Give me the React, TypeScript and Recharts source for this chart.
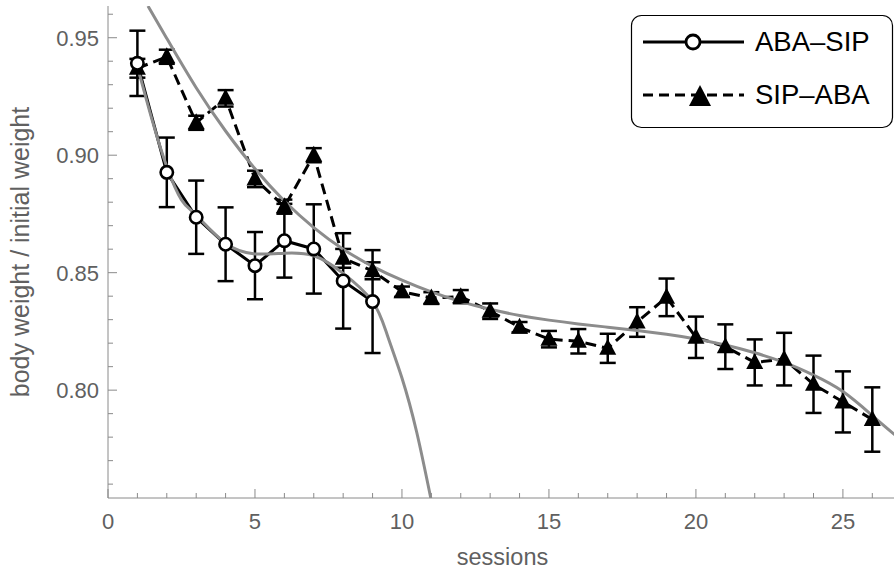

...

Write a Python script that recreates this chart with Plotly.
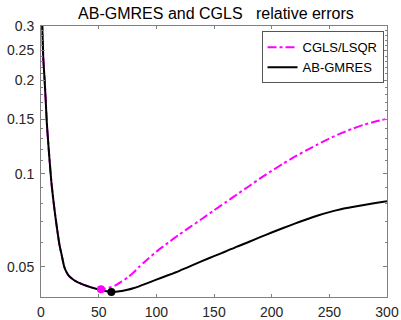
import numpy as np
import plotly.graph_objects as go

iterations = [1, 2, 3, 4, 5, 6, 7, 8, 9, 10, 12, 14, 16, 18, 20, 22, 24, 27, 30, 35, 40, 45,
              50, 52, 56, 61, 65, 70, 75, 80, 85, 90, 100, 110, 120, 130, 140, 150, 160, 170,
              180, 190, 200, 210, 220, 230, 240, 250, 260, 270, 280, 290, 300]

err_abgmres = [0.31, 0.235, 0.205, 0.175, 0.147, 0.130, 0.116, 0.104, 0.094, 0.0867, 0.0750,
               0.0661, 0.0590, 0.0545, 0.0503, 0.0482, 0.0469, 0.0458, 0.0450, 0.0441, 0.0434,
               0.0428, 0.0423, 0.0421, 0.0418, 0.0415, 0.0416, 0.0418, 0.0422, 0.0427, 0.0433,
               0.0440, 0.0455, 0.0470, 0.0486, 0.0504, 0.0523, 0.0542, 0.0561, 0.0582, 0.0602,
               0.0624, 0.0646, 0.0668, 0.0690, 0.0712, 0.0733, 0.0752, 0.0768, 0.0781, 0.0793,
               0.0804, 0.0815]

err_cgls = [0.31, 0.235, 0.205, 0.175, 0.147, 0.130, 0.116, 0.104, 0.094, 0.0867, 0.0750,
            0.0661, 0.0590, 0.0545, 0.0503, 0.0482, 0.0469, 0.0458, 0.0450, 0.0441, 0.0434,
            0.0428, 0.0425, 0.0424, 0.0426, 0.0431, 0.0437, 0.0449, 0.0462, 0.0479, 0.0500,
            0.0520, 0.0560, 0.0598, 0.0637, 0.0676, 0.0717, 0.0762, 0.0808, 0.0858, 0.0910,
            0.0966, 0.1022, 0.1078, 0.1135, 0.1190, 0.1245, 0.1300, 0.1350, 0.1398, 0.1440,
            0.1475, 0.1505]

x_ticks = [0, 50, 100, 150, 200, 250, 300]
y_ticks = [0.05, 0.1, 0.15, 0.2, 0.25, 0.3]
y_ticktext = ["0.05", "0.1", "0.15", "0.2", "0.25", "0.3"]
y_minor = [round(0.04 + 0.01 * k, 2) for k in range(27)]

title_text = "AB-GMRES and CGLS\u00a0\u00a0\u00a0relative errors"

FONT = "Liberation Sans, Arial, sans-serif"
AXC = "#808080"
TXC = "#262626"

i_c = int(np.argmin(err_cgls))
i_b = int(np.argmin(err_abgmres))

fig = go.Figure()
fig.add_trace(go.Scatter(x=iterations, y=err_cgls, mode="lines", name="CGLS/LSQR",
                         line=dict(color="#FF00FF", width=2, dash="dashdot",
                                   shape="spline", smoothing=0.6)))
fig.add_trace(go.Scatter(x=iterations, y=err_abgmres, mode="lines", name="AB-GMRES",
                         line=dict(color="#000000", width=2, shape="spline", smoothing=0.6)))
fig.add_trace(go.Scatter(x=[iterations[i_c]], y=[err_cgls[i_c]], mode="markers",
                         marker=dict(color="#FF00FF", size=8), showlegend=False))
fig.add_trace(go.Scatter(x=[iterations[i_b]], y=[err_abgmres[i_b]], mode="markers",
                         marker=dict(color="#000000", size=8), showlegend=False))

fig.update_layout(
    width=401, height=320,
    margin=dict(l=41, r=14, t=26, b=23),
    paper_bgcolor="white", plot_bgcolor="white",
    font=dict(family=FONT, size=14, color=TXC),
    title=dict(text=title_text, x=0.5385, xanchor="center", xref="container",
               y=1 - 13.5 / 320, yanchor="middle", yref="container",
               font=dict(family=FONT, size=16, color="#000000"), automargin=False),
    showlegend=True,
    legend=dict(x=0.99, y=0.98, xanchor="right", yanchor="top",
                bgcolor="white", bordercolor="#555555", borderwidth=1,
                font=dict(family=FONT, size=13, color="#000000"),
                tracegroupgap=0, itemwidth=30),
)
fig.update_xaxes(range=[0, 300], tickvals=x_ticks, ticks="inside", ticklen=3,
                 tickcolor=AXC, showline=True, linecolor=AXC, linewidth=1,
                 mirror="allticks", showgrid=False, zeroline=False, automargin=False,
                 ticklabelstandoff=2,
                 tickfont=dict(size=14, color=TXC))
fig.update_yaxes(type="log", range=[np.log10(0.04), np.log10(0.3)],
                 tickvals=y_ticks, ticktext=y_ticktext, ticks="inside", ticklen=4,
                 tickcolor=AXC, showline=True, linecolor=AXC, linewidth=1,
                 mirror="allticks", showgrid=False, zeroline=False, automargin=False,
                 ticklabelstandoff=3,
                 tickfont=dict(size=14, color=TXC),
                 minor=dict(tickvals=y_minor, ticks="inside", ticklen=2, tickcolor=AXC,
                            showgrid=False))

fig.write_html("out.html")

[EXERCISE INSTRUCTIONS]:
Copy out every line that includes the word "this".

[TASK SOLUTION]:
Give me the React, TypeScript and Recharts source for this chart.
Write a Python script that recreates this chart with Plotly.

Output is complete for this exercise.